_INFORMATION PROVIDED_.
## begin

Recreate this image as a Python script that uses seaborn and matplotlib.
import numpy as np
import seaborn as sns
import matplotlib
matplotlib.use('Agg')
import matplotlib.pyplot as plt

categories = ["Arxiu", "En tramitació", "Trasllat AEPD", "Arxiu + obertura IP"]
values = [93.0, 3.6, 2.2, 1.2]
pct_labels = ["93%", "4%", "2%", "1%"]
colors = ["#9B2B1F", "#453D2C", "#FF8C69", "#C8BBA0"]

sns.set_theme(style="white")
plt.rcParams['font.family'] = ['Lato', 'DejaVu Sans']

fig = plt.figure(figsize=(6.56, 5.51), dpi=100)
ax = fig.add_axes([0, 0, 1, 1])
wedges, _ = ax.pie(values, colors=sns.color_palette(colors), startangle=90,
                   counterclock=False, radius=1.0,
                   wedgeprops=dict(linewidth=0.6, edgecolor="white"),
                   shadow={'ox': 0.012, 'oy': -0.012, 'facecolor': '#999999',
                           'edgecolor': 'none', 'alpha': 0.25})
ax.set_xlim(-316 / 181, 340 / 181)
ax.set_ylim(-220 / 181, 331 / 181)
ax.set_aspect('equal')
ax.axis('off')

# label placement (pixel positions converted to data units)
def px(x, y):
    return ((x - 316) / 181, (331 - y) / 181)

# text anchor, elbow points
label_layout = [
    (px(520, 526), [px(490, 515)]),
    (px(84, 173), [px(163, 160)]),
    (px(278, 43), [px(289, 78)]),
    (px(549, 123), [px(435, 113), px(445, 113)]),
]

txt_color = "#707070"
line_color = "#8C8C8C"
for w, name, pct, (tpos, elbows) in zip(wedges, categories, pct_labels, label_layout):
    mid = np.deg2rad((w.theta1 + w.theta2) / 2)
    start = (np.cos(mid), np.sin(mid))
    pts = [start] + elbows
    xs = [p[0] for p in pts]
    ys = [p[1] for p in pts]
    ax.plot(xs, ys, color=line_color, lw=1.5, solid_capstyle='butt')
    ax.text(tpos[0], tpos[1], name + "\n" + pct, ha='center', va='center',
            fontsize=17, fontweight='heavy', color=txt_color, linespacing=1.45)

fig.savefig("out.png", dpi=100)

## end

_WORK TO DO_. Reproduce every line of the material above exactly.

_RESULT_.
Recreate this image as a Python script that uses seaborn and matplotlib.
import numpy as np
import seaborn as sns
import matplotlib
matplotlib.use('Agg')
import matplotlib.pyplot as plt

categories = ["Arxiu", "En tramitació", "Trasllat AEPD", "Arxiu + obertura IP"]
values = [93.0, 3.6, 2.2, 1.2]
pct_labels = ["93%", "4%", "2%", "1%"]
colors = ["#9B2B1F", "#453D2C", "#FF8C69", "#C8BBA0"]

sns.set_theme(style="white")
plt.rcParams['font.family'] = ['Lato', 'DejaVu Sans']

fig = plt.figure(figsize=(6.56, 5.51), dpi=100)
ax = fig.add_axes([0, 0, 1, 1])
wedges, _ = ax.pie(values, colors=sns.color_palette(colors), startangle=90,
                   counterclock=False, radius=1.0,
                   wedgeprops=dict(linewidth=0.6, edgecolor="white"),
                   shadow={'ox': 0.012, 'oy': -0.012, 'facecolor': '#999999',
                           'edgecolor': 'none', 'alpha': 0.25})
ax.set_xlim(-316 / 181, 340 / 181)
ax.set_ylim(-220 / 181, 331 / 181)
ax.set_aspect('equal')
ax.axis('off')

# label placement (pixel positions converted to data units)
def px(x, y):
    return ((x - 316) / 181, (331 - y) / 181)

# text anchor, elbow points
label_layout = [
    (px(520, 526), [px(490, 515)]),
    (px(84, 173), [px(163, 160)]),
    (px(278, 43), [px(289, 78)]),
    (px(549, 123), [px(435, 113), px(445, 113)]),
]

txt_color = "#707070"
line_color = "#8C8C8C"
for w, name, pct, (tpos, elbows) in zip(wedges, categories, pct_labels, label_layout):
    mid = np.deg2rad((w.theta1 + w.theta2) / 2)
    start = (np.cos(mid), np.sin(mid))
    pts = [start] + elbows
    xs = [p[0] for p in pts]
    ys = [p[1] for p in pts]
    ax.plot(xs, ys, color=line_color, lw=1.5, solid_capstyle='butt')
    ax.text(tpos[0], tpos[1], name + "\n" + pct, ha='center', va='center',
            fontsize=17, fontweight='heavy', color=txt_color, linespacing=1.45)

fig.savefig("out.png", dpi=100)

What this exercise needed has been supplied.